Notebook

Sarah Sanders Finds Herself Another Unlikely Defender After Restaurant Incident

Press Secretary Sarah Sanders has found herself another unlikely defender after getting booted from a Virginia restaurant simply for working for the Trump administration: Former President Bill Clinton. 

On Tuesday, Clinton stopped by "The Daily Show" to promote his new book, "The President Is Missing," which he co-authored with famed thriller novelist, James Patterson. However, it didn’t take long for host Trevor Noah to shift the conversation to today’s debate about civility and whether or not Sanders deserved to be kicked out of a restaurant because of her political affiliations. 
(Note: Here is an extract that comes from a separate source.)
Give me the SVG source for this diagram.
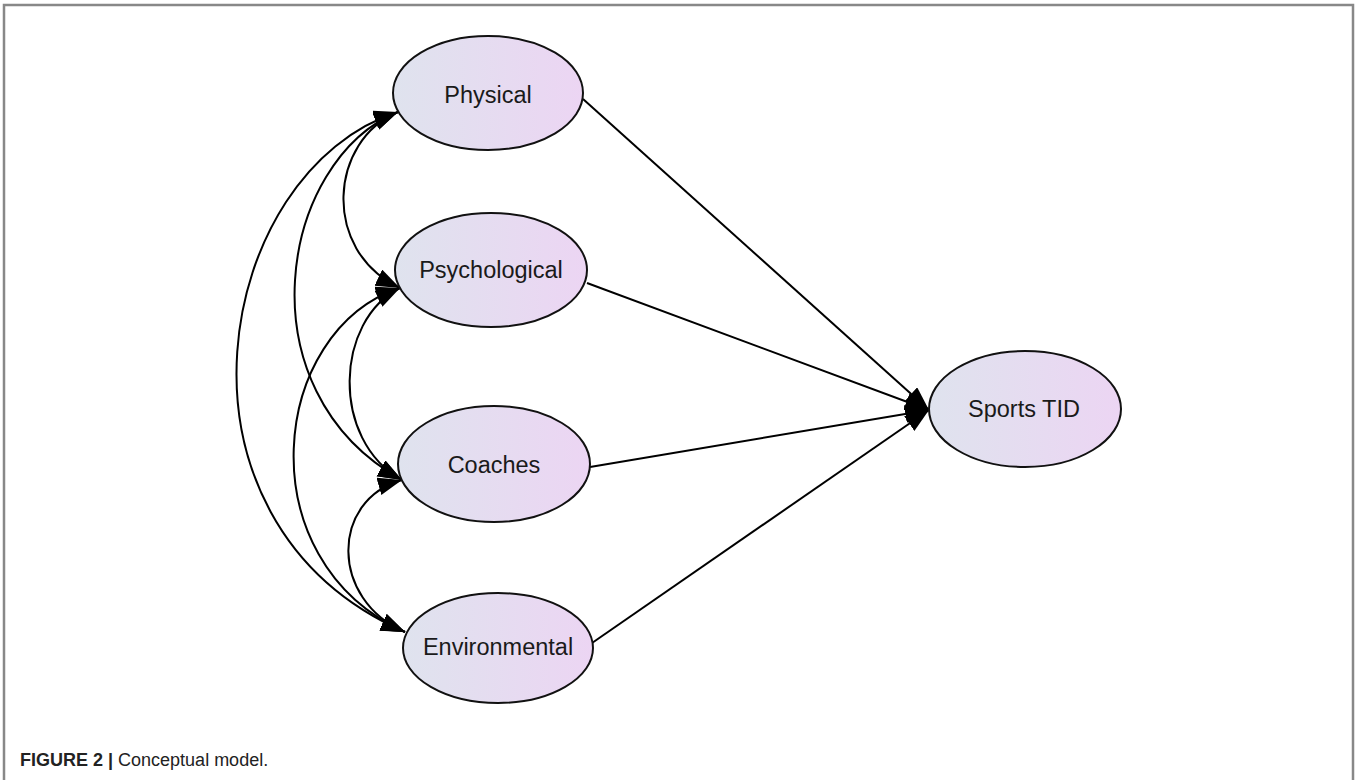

"That's a decision for the restaurant owner to make," Clinton started out. 

“But,” he continued, “what I'd like to point out is, would it be better if that didn't happen? I think it would.”

Of course, the former president then took the opportunity to lay some blame on our current president.

“You know, a lot of poison has been poured down America’s throat since that 2016 campaign,” he said, noting the time Trump referred to immigrants crossing the U.S.-Mexican border as “rapists and murderers.” 

“It’s hard to pour poison down other people’s throat and not have some of it come back up and bubble up,” he added.

The comment was met with applause before Clinton circled back to the restaurant owner and Sanders.

“I read the article about the lady who owned the restaurant," he told Noah, "and I wound up with a lot of respect for the way for the way she debated it. But I also had a lot of respect for the way Sarah Huckabee Sanders handled it. I mean, she was very dignified, she didn't chew them out, she didn't pitch a fight, she didn't call them 'an immigrant-loving thug' or whatever. She just got up and left—and offered to pay.”

This isn’t the first time Sanders has proved she’s a class act. Many praised the Press Secretary for how she handled Michelle Wolf’s verbal beating at the White House Correspondents’ Dinner earlier this year. Not to mention, all the times Sanders has expertly held her own against a room full of rabid reporters.

After commending Sanders, Clinton started to wrap up the conversation with what seemed like a pretty good a message: “Sooner or later, people need to quit tearing each other down and go to work.”

And then he ruined it. 

“But I think you can't foment as much hatred as has been fomented by the administration without having a blowback. So if they want to have more civility, they need to stop the name-calling and take the lead.”

Because nothing says civility and “let’s put our differences aside and work together” like pointing fingers. Like wife, like husband, I guess.